Banks that faced lower competition in their formative years were less willing to adopt valuable new technologies or management practices, the researchers conclude. That insight, they say, could generally explain why some institutions fail to seize on new business tools.
India’s banking sector has grown significantly in recent years, as has access to credit. The total number of borrowers in the country increased by almost 20 percent between 2015 and 2016 alone. But unlike in the United States, banks in India hadn’t historically checked retail borrowers’ credit before making loans. Credit bureaus—the institutions that monitor and provide information about borrowers’ creditworthiness, and which play a large role in the US financial system—really only started operating in India around 2007, when legislation passed requiring banks to submit data to bureaus.

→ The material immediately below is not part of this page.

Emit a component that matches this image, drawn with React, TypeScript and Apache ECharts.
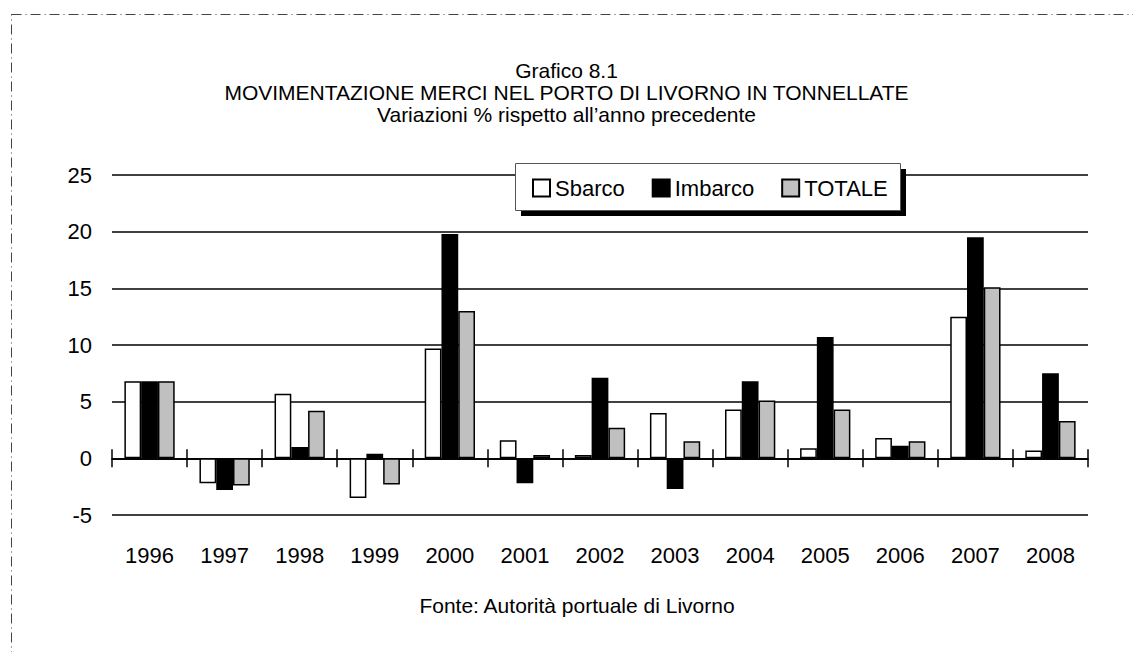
import React, { useEffect, useRef } from "react";
import * as echarts from "echarts";

const years = ["1996", "1997", "1998", "1999", "2000", "2001", "2002", "2003", "2004", "2005", "2006", "2007", "2008"];
const sbarco = [6.8, -2.2, 5.7, -3.5, 9.7, 1.6, 0.3, 4.0, 4.3, 0.9, 1.8, 12.5, 0.7];
const imbarco = [6.8, -2.8, 1.0, 0.4, 19.8, -2.2, 7.1, -2.7, 6.8, 10.7, 1.1, 19.5, 7.5];
const totale = [6.8, -2.4, 4.2, -2.3, 13.0, 0.3, 2.7, 1.5, 5.1, 4.3, 1.5, 15.1, 3.3];
const seriesNames = ["Sbarco", "Imbarco", "TOTALE"];
const seriesColors = ["#ffffff", "#000000", "#c0c0c0"];
const legendTextWidths = [70, 80, 82];
const titleLines = ["Grafico 8.1", "MOVIMENTAZIONE MERCI NEL PORTO DI LIVORNO IN TONNELLATE", "Variazioni % rispetto all\u2019anno precedente"];
const sourceText = "Fonte: Autorit\u00e0 portuale di Livorno";

const FONT = "'Liberation Sans', Arial, sans-serif";

export default function App() {
  const ref = useRef<HTMLDivElement>(null);
  useEffect(() => {
    document.body.style.margin = "0";
    if (!ref.current) return;
    const chart = echarts.init(ref.current, null, { renderer: "svg" });
    const values = [sbarco, imbarco, totale];
    const hiddenAxisBase = {
      type: "category" as const,
      data: years,
      axisLabel: { show: false },
      axisLine: { show: true, onZero: true, onZeroAxisIndex: 0, lineStyle: { color: "#000", width: 1.5 } },
      axisTick: { show: true, length: 9, lineStyle: { color: "#000", width: 1.5 } },
      splitLine: { show: false },
    };
    chart.setOption({
      animation: false,
      backgroundColor: "#fff",
      textStyle: { fontFamily: FONT },
      title: {
        text: titleLines.join("\n"),
        left: "center",
        top: 54,
        textStyle: { fontSize: 21, lineHeight: 22, fontWeight: "normal", color: "#000", fontFamily: FONT },
      },
      grid: { left: 112, right: 45, top: 175, bottom: 137, containLabel: false },
      legend: {
        data: seriesNames.map((name, i) => ({ name, textStyle: { width: legendTextWidths[i] } })),
        left: 532,
        top: 177,
        padding: 0,
        icon: "rect",
        itemWidth: 17,
        itemHeight: 17,
        itemGap: 27,
        z: 20,
        textStyle: { fontSize: 22, color: "#000", fontFamily: FONT },
      },
      xAxis: [
        { ...hiddenAxisBase, position: "bottom" },
        { ...hiddenAxisBase, position: "top" },
        {
          type: "category",
          data: years,
          position: "bottom",
          axisLine: { show: false, onZero: false },
          axisTick: { show: false },
          axisLabel: { show: true, fontSize: 22, color: "#000", margin: 29, fontFamily: FONT },
          splitLine: { show: false },
        },
      ],
      yAxis: {
        type: "value",
        min: -5,
        max: 25,
        interval: 5,
        axisLine: { show: false },
        axisTick: { show: false },
        axisLabel: { fontSize: 22, color: "#000", margin: 20, fontFamily: FONT },
        splitLine: { show: true, lineStyle: { color: "#000", width: 1.5 } },
      },
      series: seriesNames.map((name, i) => ({
        name,
        type: "bar",
        xAxisIndex: 0,
        data: values[i],
        barGap: "0%",
        barCategoryGap: "33%",
        itemStyle: { color: seriesColors[i], borderColor: "#000", borderWidth: 1.5 },
      })),
      graphic: [
        {
          type: "rect",
          z: 0,
          silent: true,
          shape: { x: 11.5, y: 14.5, width: 1300, height: 800 },
          style: { fill: "none", stroke: "#444", lineWidth: 1, lineDash: [10, 4, 1, 4] },
        },
        {
          type: "rect",
          z: 10,
          silent: true,
          shape: { x: 521, y: 169, width: 385, height: 47 },
          style: { fill: "#000" },
        },
        {
          type: "rect",
          z: 11,
          silent: true,
          shape: { x: 515.5, y: 163.5, width: 385, height: 47 },
          style: { fill: "#fff", stroke: "#555", lineWidth: 1 },
        },
        {
          type: "text",
          z: 12,
          silent: true,
          x: 577,
          y: 605,
          style: { text: sourceText, fontSize: 21, fill: "#000", textAlign: "center", textVerticalAlign: "middle", fontFamily: FONT },
        },
      ],
    });
    return () => chart.dispose();
  }, []);
  return <div ref={ref} style={{ width: 1133, height: 652 }} />;
}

The researchers saw in this environment a way to study how organizations adopt—or don’t—a technology or practice. As of March 2015, the end of the data period studied, India had 96 major banks with a collective $1 trillion in outstanding credit. State-owned public-sector banks, many of them nationalized in 1969 and 1980, accounted for around 70 percent of that credit. New private-sector banks, which were authorized after 1991, had another 20 percent of the credit market.
Mishra, Prabhala, and Rajan analyzed data on lenders’ credit inquiries from one of the country’s biggest credit bureaus, with most of the analysis using data between the years 2006 and 2015, and find that new private banks adopted credit checks faster than state-owned banks. In 2015, new private banks ran credit checks before making 88 percent of their loans, double the rate at state-owned banks, the researchers calculate.

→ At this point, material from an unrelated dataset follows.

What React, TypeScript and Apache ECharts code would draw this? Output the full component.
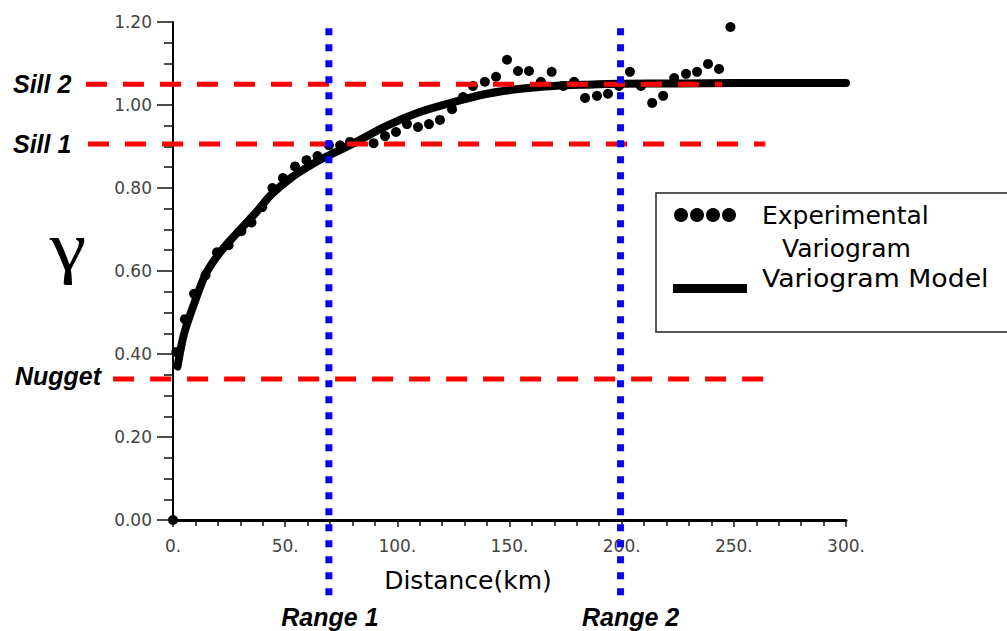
import React, { useEffect, useRef } from "react";
import * as echarts from "echarts";

// Experimental variogram (distance km, gamma)
const expDistance = [
  0, 1.5, 5.3, 9.4, 14.5, 19.6, 24.8, 30.5, 35, 39.8, 44.3, 49, 54.4, 59.5, 64.4,
  69.5, 74.5, 78.9, 89.4, 94.5, 99.4, 104.3, 109.2, 114.1, 119, 124.4, 129.3,
  133.7, 139, 144, 148.9, 153.8, 158.7, 164, 168.8, 174, 178.8, 183.7, 189,
  193.9, 198.8, 203.7, 208.6, 213.6, 218.5, 223.4, 228.7, 233.6, 238.5, 243.4, 248.5,
];
const expGamma = [
  0, 0.405, 0.484, 0.545, 0.59, 0.645, 0.662, 0.696, 0.717, 0.754, 0.8, 0.824,
  0.852, 0.867, 0.877, 0.903, 0.903, 0.911, 0.908, 0.925, 0.935, 0.954, 0.947,
  0.954, 0.964, 0.99, 1.019, 1.046, 1.056, 1.068, 1.109, 1.082, 1.082, 1.056,
  1.08, 1.046, 1.056, 1.017, 1.022, 1.027, 1.046, 1.08, 1.046, 1.005, 1.022,
  1.065, 1.075, 1.08, 1.099, 1.087, 1.188,
];

// Fitted variogram model
const modelDistance = [
  2, 5, 10, 15, 22, 30, 37, 44, 53, 62, 70, 80, 95, 110, 125, 140, 155, 170, 185,
  200, 225, 250, 275, 300,
];
const modelGamma = [
  0.37, 0.45, 0.53, 0.597, 0.652, 0.7, 0.741, 0.785, 0.826, 0.857, 0.88, 0.906,
  0.949, 0.983, 1.007, 1.027, 1.039, 1.046, 1.049, 1.051, 1.052, 1.053, 1.053, 1.053,
];

// Reference levels
const sillNames = ["Nugget", "Sill 1", "Sill 2"];
const sillValues = [0.34, 0.906, 1.05];
const sillExtent = [
  [-26.7, 268],
  [-37.9, 264],
  [-38.8, 244.8],
];
const rangeNames = ["Range 1", "Range 2"];
const rangeValues = [69.5, 199.5];
const rangeExtent = [-0.2, 1.185];

// Axis ticks
const xMin = 0;
const xMax = 300;
const xInterval = 50;
const yMin = 0;
const yMax = 1.2;
const yInterval = 0.2;

const seriesNames = ["Experimental Variogram", "Variogram Model"];

export default function App() {
  const ref = useRef<HTMLDivElement>(null);

  useEffect(() => {
    document.body.style.margin = "0";
    const chart = echarts.init(ref.current!, null, { renderer: "svg" });
    const tickLabel = {
      color: "#444",
      fontFamily: "DejaVu Sans",
      fontSize: 17,
    };
    chart.setOption({
      animation: false,
      backgroundColor: "#ffffff",
      grid: { left: 173, right: 161, top: 22, bottom: 111, containLabel: false },
      xAxis: {
        type: "value",
        min: xMin,
        max: xMax,
        interval: xInterval,
        axisLine: { show: true, onZero: false, lineStyle: { color: "#000", width: 3 } },
        axisTick: { show: true, length: 7, lineStyle: { color: "#111", width: 1.5 } },
        minorTick: { show: true, splitNumber: 5, length: 6, lineStyle: { color: "#111", width: 1.5 } },
        splitLine: { show: false },
        axisLabel: {
          ...tickLabel,
          margin: 17,
          formatter: (v: number) => `${v}.`,
        },
        name: "Distance(km)",
        nameLocation: "middle",
        nameGap: 48,
        nameTextStyle: {
          color: "#000",
          fontFamily: "DejaVu Sans",
          fontSize: 25,
          padding: [0, 83, 0, 0],
        },
      },
      yAxis: {
        type: "value",
        min: yMin,
        max: yMax,
        interval: yInterval,
        axisLine: { show: true, lineStyle: { color: "#000", width: 2 } },
        axisTick: { show: true, length: 16, lineStyle: { color: "#111", width: 1.5 } },
        minorTick: { show: true, splitNumber: 4, length: 9, lineStyle: { color: "#111", width: 1.5 } },
        splitLine: { show: false },
        axisLabel: {
          ...tickLabel,
          margin: 21,
          padding: [0, 0, 12, 0],
          formatter: (v: number) => v.toFixed(2),
        },
      },
      series: [
        {
          name: seriesNames[0],
          type: "scatter",
          data: expDistance.map((d, i) => [d, expGamma[i]]),
          symbol: "circle",
          symbolSize: 10,
          itemStyle: { color: "#000", opacity: 1 },
          z: 2,
          clip: false,
        },
        {
          name: seriesNames[1],
          type: "line",
          data: modelDistance.map((d, i) => [d, modelGamma[i]]),
          showSymbol: false,
          symbol: "none",
          smooth: 0.3,
          lineStyle: { color: "#000", width: 8, cap: "round", opacity: 1 },
          z: 3,
        },
      ],
    });

    const px = (x: number, y: number) =>
      chart.convertToPixel({ gridIndex: 0 }, [x, y]) as number[];

    const labelFont = {
      fontFamily: "Liberation Sans, Arial, sans-serif",
      fontWeight: "bold",
      fontStyle: "italic",
      fontSize: 25,
      fill: "#000",
    };

    const graphics: any[] = [];

    // Sill / nugget lines and labels
    sillValues.forEach((v, i) => {
      const a = px(sillExtent[i][0], v);
      const b = px(sillExtent[i][1], v);
      graphics.push({
        type: "line",
        z: 10,
        shape: { x1: a[0], y1: a[1], x2: b[0], y2: b[1] },
        style: { stroke: "#ff0000", lineWidth: 5, lineDash: [21, 16] },
      });
      graphics.push({
        type: "text",
        z: 12,
        x: i === 0 ? 15 : 13,
        y: a[1] + (i === 0 ? -3 : 0),
        style: { ...labelFont, text: sillNames[i], align: "left", verticalAlign: "middle" },
      });
    });

    // Range lines and labels
    rangeValues.forEach((v, i) => {
      const a = px(v, rangeExtent[1]);
      const b = px(v, rangeExtent[0]);
      graphics.push({
        type: "line",
        z: 11,
        shape: { x1: a[0], y1: a[1], x2: b[0], y2: b[1] },
        style: { stroke: "#0000ff", lineWidth: 7, lineDash: [7, 9] },
      });
      graphics.push({
        type: "text",
        z: 12,
        x: a[0] + (i === 0 ? 1 : 10),
        y: 617,
        style: { ...labelFont, text: rangeNames[i], align: "center", verticalAlign: "middle" },
      });
    });

    // gamma symbol
    graphics.push({
      type: "text",
      z: 12,
      x: 68,
      y: 247,
      scaleX: 1.18,
      originX: 0,
      originY: 0,
      style: {
        text: "γ",
        fontFamily: "Liberation Serif, Times New Roman, serif",
        fontSize: 70,
        fill: "#000",
        align: "center",
        verticalAlign: "middle",
      },
    });

    // Legend box
    const legFont = { fontFamily: "DejaVu Sans", fontSize: 25, fill: "#000" };
    graphics.push({
      type: "group",
      z: 20,
      children: [
        {
          type: "rect",
          shape: { x: 656, y: 193, width: 400, height: 139 },
          style: { fill: "#fff", stroke: "#222", lineWidth: 1.5 },
        },
        ...[681, 697, 713, 729].map((cx) => ({
          type: "circle",
          shape: { cx, cy: 215, r: 7 },
          style: { fill: "#000" },
        })),
        {
          type: "text",
          x: 762,
          y: 215,
          style: { ...legFont, text: "Experimental", align: "left", verticalAlign: "middle" },
        },
        {
          type: "text",
          x: 782,
          y: 248,
          style: { ...legFont, text: "Variogram", align: "left", verticalAlign: "middle" },
        },
        {
          type: "rect",
          shape: { x: 673, y: 284, width: 74, height: 9 },
          style: { fill: "#000" },
        },
        {
          type: "text",
          x: 762,
          y: 278,
          scaleX: 1.07,
          originX: 0,
          originY: 0,
          style: { ...legFont, text: "Variogram Model", align: "left", verticalAlign: "middle" },
        },
      ],
    });

    chart.setOption({ graphic: graphics });

    return () => chart.dispose();
  }, []);

  return <div ref={ref} style={{ width: 1007, height: 631 }} />;
}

The gap was driven by checks on existing customers. Both types of banks were relatively quick to integrate credit checks into their business practices for new customers. Public-sector banks made credit inquiries for over 95 percent of loans to new customers, as did new private banks. But in 2015, new private banks inquired about 90 percent of loans to existing borrowers, while state-owned banks did so for only 48 percent. This was the case even though state-owned banks, had they adopted credit checks more widely, could have reduced loan-delinquency rates in their lending portfolios by 30–40 percent, the researchers argue.
Neither state ownership nor size explains the slow pace of change, the researchers say, basing their conclusion on the behavior of a third type of banking institution: old private banks, private-sector institutions that were deemed too small to be nationalized. Much like public-sector banks, they quickly adopted the practice of performing credit checks for new clients, but not for existing customers.
Organizational culture may best explain why public-sector banks were slower to implement credit checks, the researchers conclude. “The legacy banks grew in an uncompetitive environment in which banks were protected from entry, which diminished profitability concerns and let them go the extra mile for the existing clients,” the researchers write. “The new private banks emerged in a more competitive era after India’s economic liberalization. In the post-reform environment, each transaction had to stand on its own merits.”
The narrowing gap between public-sector and new private banks’ use of credit inquiries suggests that public-sector banks may be feeling pressure to compete. But the broader finding suggests that the economic environment during which institutions emerge may have long-lasting effects on both the organization’s culture and its willingness to adopt valuable new offerings.